I hope you love the flavour combo in this cake, I personally thought the flavours complimented each other really well! Also, who could say no to cake AND alcohol in one bake?! Certainly not me……
125 g white chocolate
125 g salted butter
165g brown sugar
50mls butterscotch schnapps
1/2 tsp vanilla bean paste
130g plain flour
65g self raising flour
60ml sour cream
1 egg lightly beaten
Coffee and Dark Chocolate Mudcake
65 g dark chocolate
65 g salted butter
85g brown sugar
25mls coffee liqueur
1/4 tsp vanilla bean paste
65g plain flour
35g self raising flour
30ml sour cream
1/2 egg lightly beaten
Latte Swiss Meringue Buttercream
150 g egg whites
250 g granulated sugar
340 grams unsalted butter, at room temperature
2 teaspoons pure vanilla extract
1/4 teaspoon fine salt
2 tablespoons coffee liqueur
150ml double cream
300g dark chocolate
1/4 of the ganache mixture
2 tbsp cocoa powder
- For the butterscotch mudcake, preheat the oven to 160ºC. Line a 6 inch cake tin with baking paper.
- Place the first 6 ingredients in a small saucepan over a medium heat and stir the mixture until melted and completely combined.
- In a medium bowl, sift both the flours together and mix to combine.
- Add the sour cream and the melted chocolate mixture in with the flours and whisk until combined.
- Add the eggs one at a time and whisk until combined.
- Pour the mixture into cake tin and bake for approximately 1.5 hours or until a skewer comes out clean.
- Repeat steps in butterscotch mudcake method. The only difference is that you are replacing white chocolate with dark, and replacing butterscotch schnapps with coffee liqueur.
Latte Swiss Meringue Buttercream
- Before making the swiss meringue buttercream, wipe the bowl of an electric mixer with paper towel and lemon juice or vinegar to remove any trace of grease. This ensures that your eggs whites whip up nicely!
- Make a double boiler by placing the mixer bowl over a saucepan of simmering water, making sure the bowl doesn’t touch the water.
- Add the egg whites and sugar to the bowl and whisk to combine. Continue to whisk constantly but gently, until temperature reaches 60°C, or until the sugar has completely dissolved and the egg whites are hot.
- Take the mixer bowl and attach to the mixer fitted with the whisk attachment and immediately begin to whip until the meringue is thick, glossy, and the bottom of the bowl no longer feels warm, about 8 to 10 minutes.
- Once the meringue is done, switch over to the paddle attachment and, with mixer on low speed, add the butter cubes, one at a time, until incorporated. Continue beating until it has reached a silky smooth texture.
- Don’t panic if the buttercream curdles, it just means that one of your ingredients was too cold. Simply keep mixing and it will come back to a smooth buttercream.
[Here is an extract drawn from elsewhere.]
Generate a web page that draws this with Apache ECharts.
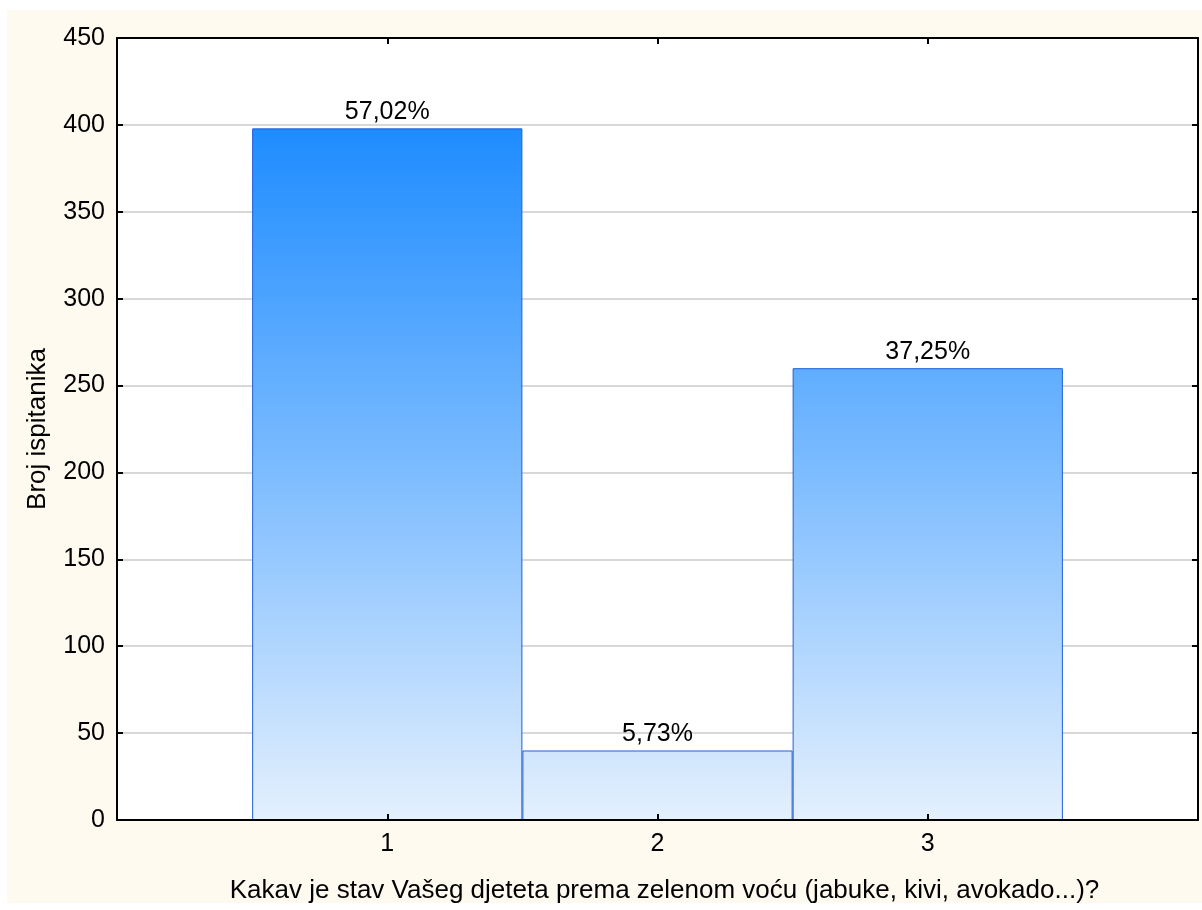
<!DOCTYPE html>
<html>
<head>
<meta charset="utf-8">
<script src="https://cdn.jsdelivr.net/npm/echarts@6/dist/echarts.min.js"></script>
<style>
  html, body { margin: 0; padding: 0; background: #ffffff; }
  #wrap { position: relative; width: 1202px; height: 910px; background: #ffffff; }
  #panel { position: absolute; left: 7px; top: 10px; width: 1195px; height: 893px; background: #fffaf0; }
  #chart { position: absolute; left: 0; top: 0; width: 1202px; height: 910px; }
</style>
</head>
<body>
<div id="wrap">
  <div id="panel"></div>
  <div id="chart"></div>
</div>
<script>
// Answer categories (padded with empty slots at both ends of the axis)
const categories = ['', '1', '2', '3', ''];
// Number of respondents per answer
const counts = ['-', 398, 40, 260, '-'];
// Y axis scale
const yMin = 0;
const yMax = 450;
const yStep = 50;

const xTitle = 'Kakav je stav Vašeg djeteta prema zelenom voću (jabuke, kivi, avokado...)?';
const yTitle = 'Broj ispitanika';

const total = counts.filter(v => typeof v === 'number').reduce((a, b) => a + b, 0);
const pctLabel = v => (v / total * 100).toFixed(2).replace('.', ',') + '%';

const FONT = '"Liberation Sans", Arial, sans-serif';
const frameLine = { show: true, onZero: false, lineStyle: { color: '#000000', width: 2 } };
const innerTick = { show: true, inside: true, length: 6, lineStyle: { color: '#000000', width: 2 } };
// ticks only on the real answers, not on the padding slots
const catTick = Object.assign({}, innerTick, { interval: i => i > 0 && i < categories.length - 1 });

const chart = echarts.init(document.getElementById('chart'), null, { renderer: 'canvas' });
chart.setOption({
  backgroundColor: 'transparent',
  animation: false,
  grid: {
    left: 117, right: 4, top: 38, bottom: 90,
    show: true, backgroundColor: '#ffffff', borderWidth: 0
  },
  xAxis: [
    {
      type: 'category',
      z: 5,
      data: categories,
      boundaryGap: false,
      position: 'bottom',
      axisLine: frameLine,
      axisTick: catTick,
      axisLabel: { color: '#000000', fontFamily: FONT, fontSize: 25, margin: 12, interval: 0 },
      splitLine: { show: false },
      name: xTitle,
      nameLocation: 'middle',
      nameGap: 58,
      nameTextStyle: { color: '#000000', fontFamily: FONT, fontSize: 26, padding: [0, 0, 0, 14] }
    },
    {
      type: 'category',
      z: 5,
      data: categories,
      boundaryGap: false,
      position: 'top',
      axisLine: frameLine,
      axisTick: catTick,
      axisLabel: { show: false },
      splitLine: { show: false }
    }
  ],
  yAxis: [
    {
      type: 'value',
      z: 1,
      min: yMin, max: yMax, interval: yStep,
      position: 'left',
      axisLine: frameLine,
      axisTick: innerTick,
      axisLabel: { color: '#000000', fontFamily: FONT, fontSize: 25, margin: 12 },
      splitLine: { show: true, lineStyle: { color: '#d8d8d8', width: 2 } },
      name: yTitle,
      nameLocation: 'middle',
      nameGap: 66,
      nameTextStyle: { color: '#000000', fontFamily: FONT, fontSize: 26 }
    },
    {
      type: 'value',
      z: 5,
      min: yMin, max: yMax, interval: yStep,
      position: 'right',
      axisLine: frameLine,
      axisTick: innerTick,
      axisLabel: { show: false },
      splitLine: { show: false }
    }
  ],
  series: [
    {
      type: 'bar',
      z: 2,
      data: counts,
      barWidth: '100%',
      itemStyle: {
        color: {
          type: 'linear', global: true,
          x: 0, y: 128, x2: 0, y2: 820,
          colorStops: [
            { offset: 0, color: '#1e8cff' },
            { offset: 0.5, color: '#7dbcff' },
            { offset: 1, color: '#e4f0fd' }
          ]
        },
        borderColor: '#1f5fd8',
        borderWidth: 1
      },
      label: {
        show: true,
        position: 'top',
        distance: 4,
        color: '#000000',
        fontFamily: FONT,
        fontSize: 25,
        formatter: p => pctLabel(p.value)
      }
    }
  ]
});
</script>
</body>
</html>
If that still doesn’t work, a little trick is to use a hairdryer about 30cm from the bowl on a low heat and blow around the outside of the bowl until the mixture is warm enough to blend together.
- If the buttercream is too thin and runny, simply put in the refrigerator for about 15 minutes before continuing mixing with paddle attachment until it comes together. Finally, add the vanilla, coffee liqueur and salt, continuing to beat on low speed until well combined.
- To make the ganache, chop the dark chocolate very finely and place into a heatproof bowl. In a small saucepan, heat the cream on a low heat until there are small bubbles around the edge of the pan, but not boiling.
- Pour the hot cream onto the chocolate pieces, and place a plate or a lid over the bowl
- Wait 5 minutes and let the cream melt the chocolate.
- Stir the chocolate ganache very slowly until you have a smooth, glossy mixture.
- To make the mini truffles, let some of the chocolate ganache set in the fridge until its hard enough to roll in your palms.
- Place the cocoa powder into a small bowl.
- Take half a teaspoon amount of the ganache mixture and roll it in your palms until you have a ball.
- Roll the ganache ball into the cocoa powder and place onto baking paper/chopping board.
- Leave to set
- Your first layer and third layer will be butterscotch mudcake, with coffee mudcake sandwiched in between. With a sharp knife, cut the butterscotch cake in half, I normally get down to eye level for this to make sure I’ve cut it evenly.
- Place one of the butterscotch halves on a cake board, using a small amount of buttercream to stick the bottom to the board. Place the board onto a cake turn table.
- Spread a generous dollop of buttercream on the first layer of cake, making sure its straight and evenly distributed. Pour a generous amount of the ganache onto the buttercream and spread out evenly.
- Place the coffee cake on top of the first layer and repeat the same steps
- Place your final cake layer on top of the second layer and cover the outside of the cake with the rest of the buttercream, trying to get it as straight as possible. I use an icing scraper for this, but you an also use an offset spatula.
- Decorate the cake as you wish. I added a small amount of cocoa powder so some of the icing to make it am ombre affect. I also made a chocolate sail to sit on top of the cake. I used the truffles to decorate the edges of the cake. You could leave the cake plain and it would still look lovely! Just make sure your sides are as straight as possible.